Il giorno che finalmente Andrea Ranocchia baciò se stesso e si liberò della storia del Principe (riscatto, timidezza e tenacia)

di Enzo Sara

Diamo ad Andrea quel che è di Andrea. Da bersaglio dei fischi in stagioni opache a destinatario di meritati applausi per la capacità di rispondere sul campo, dopo un lavoro fatto di silenzio e umiltà. Da parente povero e sgradito, quasi “separato in casa”, a re per una notte. Da una sorta di inferno dentro e fuori di sé all’esorcismo con cui ha scacciato i demoni e i fantasmi nell’inquietante notte di Inter-Benevento.

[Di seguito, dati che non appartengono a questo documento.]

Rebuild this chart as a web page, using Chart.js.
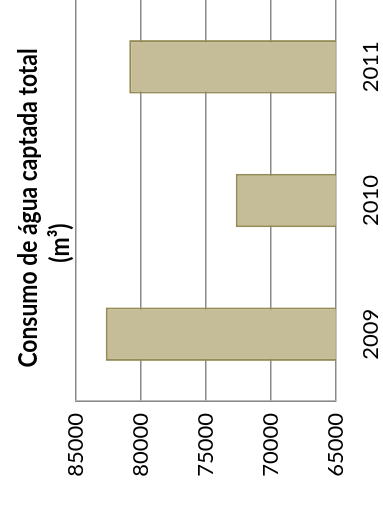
<!DOCTYPE html>
<html>
<head>
<meta charset="utf-8">
<script src="https://cdn.jsdelivr.net/npm/chart.js@4"></script>
<style>
  html, body { margin: 0; padding: 0; background: #fff; overflow: hidden; }
  /* chart is built upright (511x383) and turned a quarter turn left */
  #wrap {
    position: absolute; left: 0; top: 0;
    width: 511px; height: 383px;
    transform-origin: top left;
    transform: translate(0, 511px) rotate(-90deg);
  }
</style>
</head>
<body>
<div id="wrap"><canvas id="waterChart" width="511" height="383"></canvas></div>
<script>
// Data
const years = ['2009', '2010', '2011'];
const waterUse = [82700, 72700, 80900];
const axisMin = 65000, axisMax = 85000, axisStep = 5000;
const titleLines = ['Consumo de água captada total', '(m³)'];

// title drawn by hand: the two lines are not centred on the same spot
const titlePlugin = {
    id: 'twoLineTitle',
    afterDraw(chart) {
        const c = chart.ctx;
        const spots = [[303, 37], [268, 69]];
        c.save();
        c.fillStyle = '#000';
        c.font = 'bold 26px Lato';
        c.textAlign = 'center';
        c.textBaseline = 'alphabetic';
        titleLines.forEach((line, i) => {
            c.save();
            c.translate(spots[i][0], spots[i][1]);
            c.scale(0.88, 1);
            c.fillText(line, 0, 0);
            c.restore();
        });
        c.restore();
    }
};

const ctx = document.getElementById('waterChart').getContext('2d');
const waterChart = new Chart(ctx, {
    type: 'bar',
    data: {
        labels: years,
        datasets: [{
            label: titleLines[0],
            data: waterUse,
            backgroundColor: '#C4BD97',
            borderColor: '#948A54',
            borderWidth: 2,
            borderSkipped: false,
            barPercentage: 0.4,
            categoryPercentage: 1.0
        }]
    },
    options: {
        responsive: false,
        animation: false,
        devicePixelRatio: 1,
        layout: { padding: { top: 76, left: 0, right: 0, bottom: 0 } },
        scales: {
            x: {
                grid: { display: false, drawTicks: false },
                border: { display: false },
                ticks: {
                    color: '#000',
                    padding: 22,
                    font: { family: 'Lato', size: 22 }
                },
                afterFit: (scale) => { scale.height = 47.3; }
            },
            y: {
                min: axisMin,
                max: axisMax,
                grid: { color: '#8a8a8a', lineWidth: 1.6, drawTicks: false },
                border: { display: true, color: '#8a8a8a', width: 1.6 },
                ticks: {
                    stepSize: axisStep,
                    color: '#000',
                    padding: 12,
                    font: { family: 'Lato', size: 22 },
                    callback: (v) => String(v)
                },
                afterFit: (scale) => { scale.width = 110; }
            }
        },
        plugins: {
            legend: { display: false },
            tooltip: { enabled: false },
            title: { display: false }
        }
    },
    plugins: [titlePlugin]
});
</script>
</body>
</html>
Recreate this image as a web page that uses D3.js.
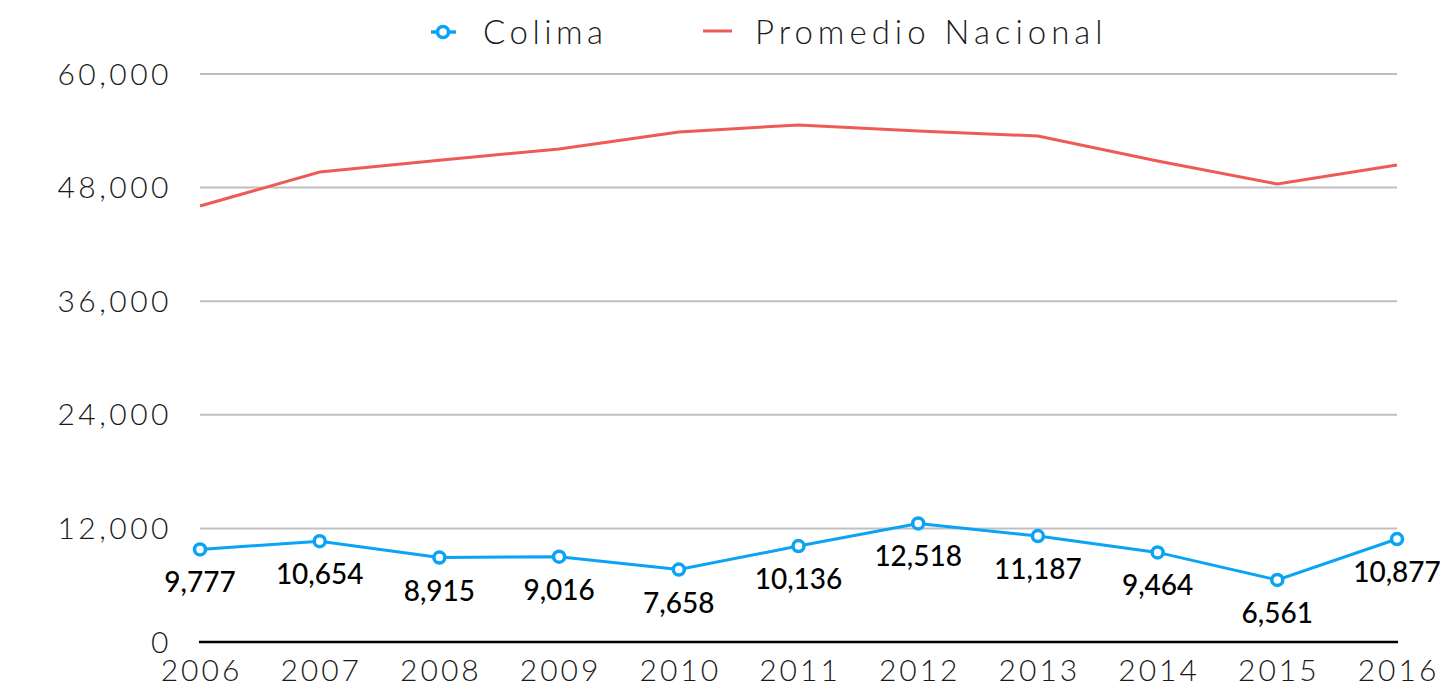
<!DOCTYPE html>
<html>
<head>
<meta charset="utf-8">
<script src="https://cdn.jsdelivr.net/npm/d3@7"></script>
<style>
  body { margin: 0; background: #fff; }
  .axis-label { font-family: Lato, "Open Sans", sans-serif; font-weight: 300; fill: #1a1a1a; }
  .data-label { font-family: Lato, "Open Sans", sans-serif; font-weight: 500; fill: #000; }
</style>
</head>
<body>
<svg id="chart" width="1450" height="692"></svg>
<script>
// years on the x axis
var years = ["2006", "2007", "2008", "2009", "2010", "2011", "2012", "2013", "2014", "2015", "2016"];

// Colima values (labelled)
var colima = [9777, 10654, 8915, 9016, 7658, 10136, 12518, 11187, 9464, 6561, 10877];

// national average
var promedio = [46050, 49650, 50900, 52080, 53870, 54620, 53980, 53450, 50810, 48380, 50380];

var yTicks = [0, 12000, 24000, 36000, 48000, 60000];

var blue = "#0aa3f5";
var red = "#ee5b56";

var svg = d3.select("#chart");

var x = d3.scalePoint().domain(years).range([200, 1397]);
var y = d3.scaleLinear().domain([0, 60000]).range([642, 74]);

// gridlines
svg.append("g").selectAll("line")
    .data(yTicks.filter(function(d){ return d > 0; }))
    .enter().append("line")
    .attr("x1", 200).attr("x2", 1397)
    .attr("y1", function(d){ return y(d); })
    .attr("y2", function(d){ return y(d); })
    .attr("stroke", "#bfbfbf").attr("stroke-width", 2);

// y labels
svg.append("g").selectAll("text")
    .data(yTicks)
    .enter().append("text")
    .attr("class", "axis-label")
    .attr("x", 172)
    .attr("y", function(d){ return y(d); })
    .attr("dy", "0.35em")
    .attr("text-anchor", "end")
    .style("font-size", "30px")
    .style("letter-spacing", "3.5px")
    .text(function(d){ return d3.format(",")(d); });

// x axis line
svg.append("line")
    .attr("x1", 199).attr("x2", 1398)
    .attr("y1", y(0)).attr("y2", y(0))
    .attr("stroke", "#000").attr("stroke-width", 2.5);

// x labels
svg.append("g").selectAll("text")
    .data(years)
    .enter().append("text")
    .attr("class", "axis-label")
    .attr("x", function(d){ return x(d) + 1.5; })
    .attr("y", 681)
    .attr("text-anchor", "middle")
    .style("font-size", "30px")
    .style("letter-spacing", "3px")
    .text(function(d){ return d; });

var line = d3.line()
    .x(function(d, i){ return x(years[i]); })
    .y(function(d){ return y(d); });

// national average line
svg.append("path")
    .datum(promedio)
    .attr("d", line)
    .attr("fill", "none")
    .attr("stroke", red)
    .attr("stroke-width", 3);

// Colima line
svg.append("path")
    .datum(colima)
    .attr("d", line)
    .attr("fill", "none")
    .attr("stroke", blue)
    .attr("stroke-width", 3);

svg.append("g").selectAll("circle")
    .data(colima)
    .enter().append("circle")
    .attr("cx", function(d, i){ return x(years[i]); })
    .attr("cy", function(d){ return y(d); })
    .attr("r", 5.5)
    .attr("fill", "#fff")
    .attr("stroke", blue)
    .attr("stroke-width", 3.5);

// data labels under the points
svg.append("g").selectAll("text")
    .data(colima)
    .enter().append("text")
    .attr("class", "data-label")
    .attr("x", function(d, i){ return x(years[i]); })
    .attr("y", function(d){ return y(d) + 43; })
    .attr("text-anchor", "middle")
    .style("font-size", "28px")
    .text(function(d){ return d3.format(",")(d); });

// legend
var legend = svg.append("g");
legend.append("line")
    .attr("x1", 431).attr("x2", 456).attr("y1", 32).attr("y2", 32)
    .attr("stroke", blue).attr("stroke-width", 3.5);
legend.append("circle")
    .attr("cx", 443).attr("cy", 32).attr("r", 5.5)
    .attr("fill", "#fff").attr("stroke", blue).attr("stroke-width", 3.5);
legend.append("text")
    .attr("class", "axis-label")
    .attr("x", 483).attr("y", 32).attr("dy", "0.35em")
    .style("font-size", "33px")
    .style("letter-spacing", "4.5px")
    .text("Colima");
legend.append("line")
    .attr("x1", 703).attr("x2", 732).attr("y1", 31).attr("y2", 31)
    .attr("stroke", red).attr("stroke-width", 3);
legend.append("text")
    .attr("class", "axis-label")
    .attr("x", 755).attr("y", 32).attr("dy", "0.35em")
    .style("font-size", "33px")
    .style("letter-spacing", "5px")
    .text("Promedio Nacional");
</script>
</body>
</html>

Lasciamo stare l’immagine del Ranocchia che si trasforma in principe. Metafora troppo facile, in fondo banale e peraltro non corrispondente alla vera storia. Che non è una storia d’amore, ma di sofferenza: una favola amara costellata di delusioni, errori, obiettivi mancati e promesse non mantenute da un giovane calciatore negli anni lunghi e difficili, più neri che azzurri, del post-Triplete. Con la conseguente, inevitabile scia di malumori e sfoghi (spesso giusti, a volte eccessivi), da parte di un pubblico che sempre più spesso si sente come un innamorato tradito. Ed è anche una vicenda di malasorte, che si può sintetizzare in pochi flashback. Tra i più recenti, ad esempio, ricordiamo almeno tre conclusioni a rete di Ranocchia, con pallone a un soffio dal palo, nel ruggente pomeriggio della partita contro il Chievo. Un gol in quella circostanza, chissà, avrebbe potuto semplificargli un po’ la vita, se non proprio rendere in discesa (espressione che non esiste nel Dizionario dell’Interista), il cammino verso una rinascita. E poi, ovviamente, resta negli occhi la scena raggelante dell’assurdo autogol, incolpevole e sfortunato, a Genova, con quel balordo pallone che gli carambola addosso per schizzare perfidamente alle spalle di Handanovic. Un colpo che avrebbe potuto tramortire chiunque, anche qualche elemento più quotato o abituato a navigare con il vento in poppa.
Ma Andrea Ranocchia è uno che sa usare la testa. In senso letterale, come nel caso del raddoppio con il Benevento: ossigeno puro, un’autentica liberazione per il diretto interessato e per ogni tifoso nerazzurro. O come nel singolare ed emblematico episodio in cui lui, steso a terra sull’erba, colpisce di testa il pallone per impedire a un giocatore sannita di battere a rete da distanza ravvicinata. Senza esitazioni, senza paure, senza badare al rischio di un impatto duro e magari pericoloso per la propria incolumità.
Il che significa saper usare la testa anche in senso metaforico. Perché il Ranocchia visto nei novanta minuti contro il Benevento è la prova vivente di come professionalità, serietà e generosità siano risorse in grado di permettere, o almeno di agevolare, qualsiasi rivincita sportiva. È così che il difensore fragile insicuro spaurito di qualche tempo fa diventa il capitano che trascina una squadra molle e tremebonda fuori dal tunnel dello psicodramma vissuto per più di un’ora sabato sera a San Siro. Professionalità, serietà, generosità: tre parole magiche su cui nell’Inter attuale tanti, forse tutti, dovrebbero meditare.
A questo punto, prima di chiudere il discorso, ci paiono indispensabili due brevi parentesi. La prima: se quello che fino all’anno scorso era considerato l’anello debole risulta ora perno e leader in una serata difficile e a lungo angosciosa, vuol dire che nella “nuova” Inter più di qualcosa non funziona. E chi ha costruito questa squadra – sia chi comanda, sia chi esegue – ha (avrebbe) un ulteriore motivo per riflettere e capire, fare autocritica e farsi perdonare.
L’altra annotazione riguarda il futuro di Ranocchia. Attenzione, cioè, a non passare adesso da un eccesso all’altro. Non è che stiamo parlando della reincarnazione di Armando Picchi o di qualche altro grande difensore del passato. E’ un calciatore a cui capiterà di sbagliare ancora, come ha già fatto e come fanno tutti. Eppure la sua parabola ci lascia agli atti qualcosa di definitivamente acquisito, qualcosa che non cambierà: un esempio di come impegno e intelligenza, voglia di lottare e capacità di non mollare, valgano almeno quanto le doti più strettamente tecnico-tattiche. Un simbolo di rispetto per la maglia, per la tifoseria, per se stesso. Una testimonianza di tenacia che rappresenta un modello per i compagni, anche per quelli più acclamati e blasonati.
Intanto, è merito suo e di qualcuno come lui (vero, Skriniar?), se il tifoso interista continua a sperare. Magari non sa più in chi o in cosa, ma continua a sperare.